In the SLIP model the body dynamics is described by a point mass. With this only leg force pointing to this point, mass can be described. During locomotion, the forces acting on the body are not necessarily directed to the center of mass (COM). For instance, in human walking, the stance leg forces point to a slightly above the COM. In order to describe such deviations of the leg force from the leg axis (from contact point at the ground to COM), the point mass needs to be replaced by an extended body, e.g. a rigid trunk as mentioned in EMSLIP. To study the control of a hopping robot, Poulakakis and Grizzle (2009) extended the SLIP model with a rigid upper body. They used the hybrid zero dynamics (HZD) approach to successfully control the system. Maus et al. (2010) applied the same extension (rigid upright trunk) to a bipedal SLIP model to implement the virtual pivot point (VPP) concept. This approach assumes leg forces to intersect at a fixed location above the body COM to keep postural balance like a Roly Ply toy (Fig. 1).

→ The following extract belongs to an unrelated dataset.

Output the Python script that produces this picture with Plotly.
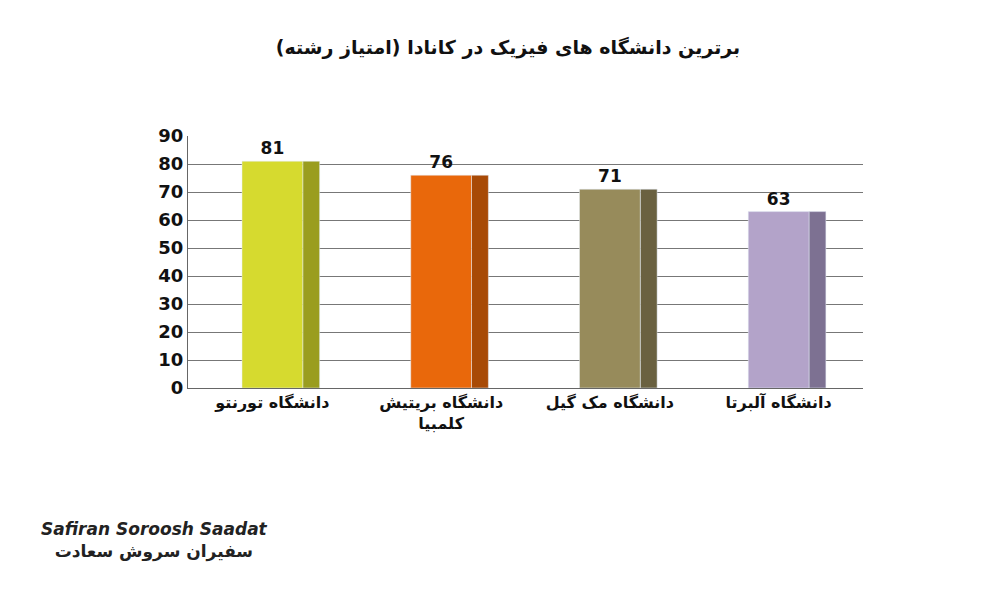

Figure 1. The Virtual pivot point (VPP) concept and virtual pendulum fo posture control from [Maus 2010].

With this model, both stable walking and running could be predicted. The predicted hip torques are similar to those observed in human walking. As a result, the inverted pendulum model of locomotion can be transferred to a periodic movement modeled by a regular virtual pendulum (VP) as shown in Fig. 1. VPP is an observation from human gait. However, it can be considered as a goal for control which results in VPPC (virtual pendulum posture control) for balancing upper body in TSLIP model for running or hopping [Sharbafi2013] and BTSLIP model for walking [Maus2010].

Figure 2. Three locomotor subcuntions control for stable gait using VPP concep.

As shown in Fig. 2, the TSLIP model with spring (like all SLIP-based models) for stance control, a swing leg adjustment e.g., VBLA for swing leg control and VPPC for balance can generate stable walking and running models. Here, we explain the formulation for VPPC. Considering TSLIP model, the required hip torque to direct the GRF such that it goes through a specific VPP is given as described in Fig. 3.

Figure 3. Formulation of VPPC for balancing upper body in TSLIP model.

In [Maus 2010], the VPP is considered to be on the trunk vertical axis (the line going from hip to CoM). In [Sharbafi 2013], angle between the VPP and the trunk orientation, called VPP angle is utilized to compensate perturbations effect for hopping in place. It was shown that adaptive VPP increases robustness against peruturbations. In this approach LQR (Linear quadratic regualator) is employed to find the desired VPP angle as the control input to return to hopping in place using the states at apex. This model is simulated in MATLAB as TSLIP_VPP_Model.

In this model, different following control approaches can be selected:

1. Stance control: fixed parameters of the spring or adaptation at midstance to reach a certain hopping heigth
2. Swing leg adjustment: Fixed angle, Peuker, VBLA
3. Balance control: fixed of adaptive VPP (with LQR or deadbeat controllers), HZD (hybrid zero dynamics)

In addition to the control features, the body parameters and environment parameters can be set. Finally, searching for stable solutions inside a range for searching parameters are possible.

Figure 4. GUI of the MATLAB code for the TSLIP model.

1. Derive the hip torque equation $\tau_{VPP}$ to generate VPP as shown in Fig. 3.
2. Develop the hip torque equations for BTSLIP model. (Hint: The single support of BTSLIP model will be similar to stance phase of TSLIP, and the double support will be given by repeating the hip torque equation of the single support for two legs)
3. Based on BTSLIP model given in EMSLIP and equations previous exercise, develop the walking model based on VPP. You can benefit from the model TSLIP_VPP_Model and extend it to a walking model.

Maus, H. M., Lipfert, S. W., Gross, M., Rummel, J., & Seyfarth, A. (2010). Upright human gait did not provide a major mechanical challenge for our ancestors. Nature Communications, 1, 70.

Sharbafi, M. A., Maufroy, C., Ahmadabadi, M. N., Yazdanpanah, M. J., & Seyfarth, A. (2013a). Robust hopping based on virtual pendulum posture control. Bioinspiration & biomimetics, 8(3), 036002.